Location
- Lever Edge Lane Great Lever Bolton, Greater Manchester, BL3 3HH England
- 53°33′22″N 2°26′48″W﻿ / ﻿53.55613°N 2.44675°W

Information
- Type: Academy
- Local authority: Bolton Council
- Department for Education URN: 135770 Tables
- Ofsted: Reports
- Principal: M Flynn
- Student President: A Akhtar
- Gender: Coeducational
- Age: 11 to 16
- Website: https://esa.northerneducationtrust.org/

= Essa Academy =

Essa Academy (formerly Hayward Grammar School) is a coeducational secondary school with academy status located in the Great Lever area of Bolton in the English county of Greater Manchester.

==History==

Previously a community school administered by Bolton Metropolitan Borough Council, Hayward School converted to academy status in September 2009 and was renamed Essa Academy.
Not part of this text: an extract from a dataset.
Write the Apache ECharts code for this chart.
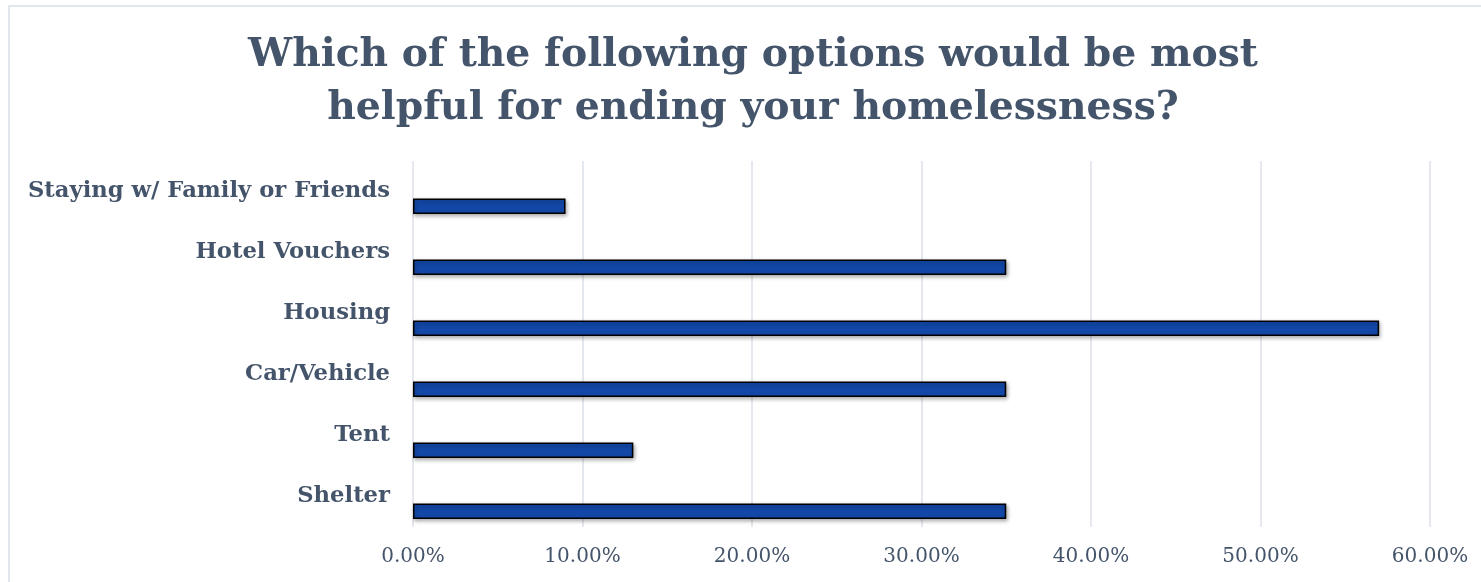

However the school continues to coordinate with Bolton Metropolitan Borough Council for admissions.

The school moved to new buildings in 2011 which include sports facilities that are available to pupils and the local community. In September 2014 Essa Primary School opened in the grounds of the Essa Academy in separate buildings. New buildings were added in 2024.

Northern Education Trust took over in 2023 from EFA Trust.